One of these first-step programmes is the Learning in Small Companies Project, jointly run by Skill New Zealand and Workbase, the National Centre for Workplace Literacy and Language. This project is creating and testing a model for literacy training in small and medium-sized companies. Nine South Auckland companies in three industries , food and beverage, plastics and mixed construction , are involved, first identifying existing skill levels and further training needs, with each company appointing a learning adviser and a literacy tutor. After six months, the project is achieving significant results in, for example, increased confidence, an improvement in motivation, a desire by staff to be more involved in improving the way the company conducts its business.
Then there is Christchurch Polytechnic's 12-week literacy and numeracy course, where many participants have shown themselves to be skilled and accomplished, but adept at concealing their marginal literacy. Their acknowledgement that they have a literacy problem, and their taking action to solve that problem, has in itself been immensely helpful.
Yet another initiative is the Roving Tutor Programme, under which a specialist group of itinerant, I suppose it would be fair to say, tutors provides literacy training on request from either learners or trainers.
Or there is the Whaia Te Ara Tika pilot literacy project based in Gisborne, which aims to identify best practice in literacy provision for Maori learners, the project being jointly run by Skill New Zealand and Te Runanga O Turanginui a Kiwa.
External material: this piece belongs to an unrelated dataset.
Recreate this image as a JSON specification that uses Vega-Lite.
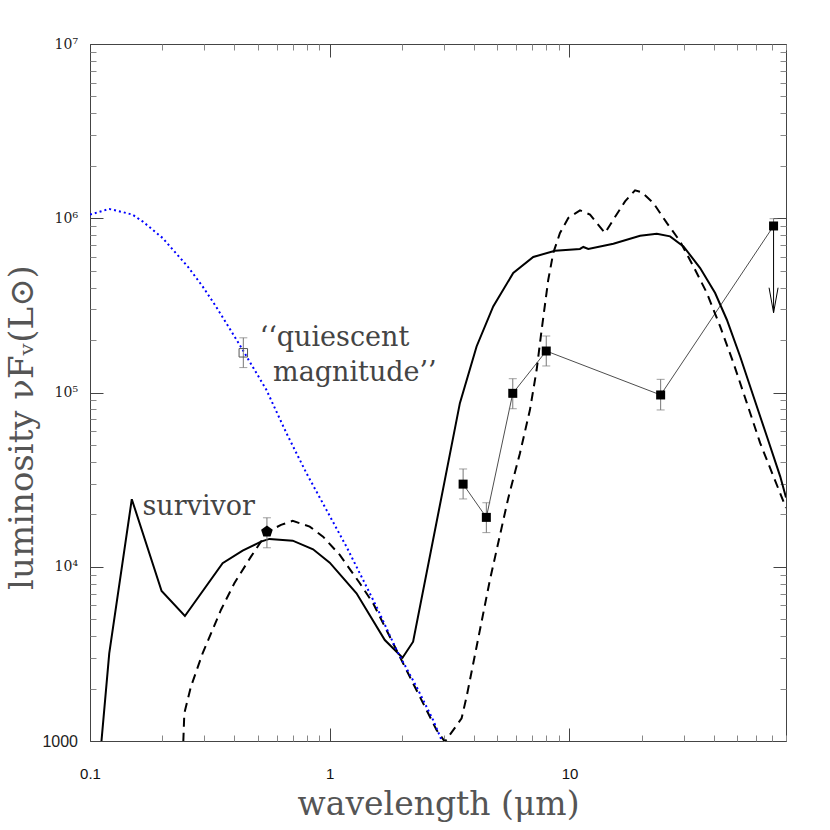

Everyone who is highly literate has little cause to think about the value of their literacy skills. Literacy and numeracy become something about ourselves that we simply take for granted. Their enormous, world-transforming value becomes almost invisible to us, a part of our personal environment that is no longer noticed. But if we do ever take the time to think about our reading, writing and number skills, we quickly realise that an enormous part of who we are, and of whatever we may have achieved, has been influenced and determined by our ease, say, with the written word. These skills are precious gifts; not the sort of gifts either, whose value is diminished by their sharing. Rather, by encouraging their broadest possible distribution we increase their worth, for ourselves as well as for those acquiring them.
So it is in the interest of us all that we work to ensure that this country's general literacy and numeracy attainments increase significantly from their current level. Perhaps the first step to doing that is to learn why so many New Zealanders do not acquire those skills that those who have them come to so blithely take for granted. There is, perhaps, a clue in the words of a young Maori man reported in "Literacy in the Workplace", " we never asked questions at school, we left school at 15, there was no incentive to stay on. The teachers just wrote stuff on the board or read it out, and if you couldn't keep up, that was it there's still a lot of people out there who are too scared to put their hand up and learn more."
But with the right programmes, with genuine resolve, with the will to change the lives of so many New Zealanders for the better, the overall outcome can change.
We are living at the end of one era, and the beginning of another: the Industrial Revolution that commenced in the 19th century encouraged mass literacy, but the Information Age which we are entering absolutely demands it.
I am therefore pleased to declare the Skill New Zealand publication, "Literacy in the Workplace," officially launched. May it encourage employers, educators and all those who might provide guidance to those who lack literacy skills to acknowledge any problems, and begin to take action to remedy them. Kia ora tatau.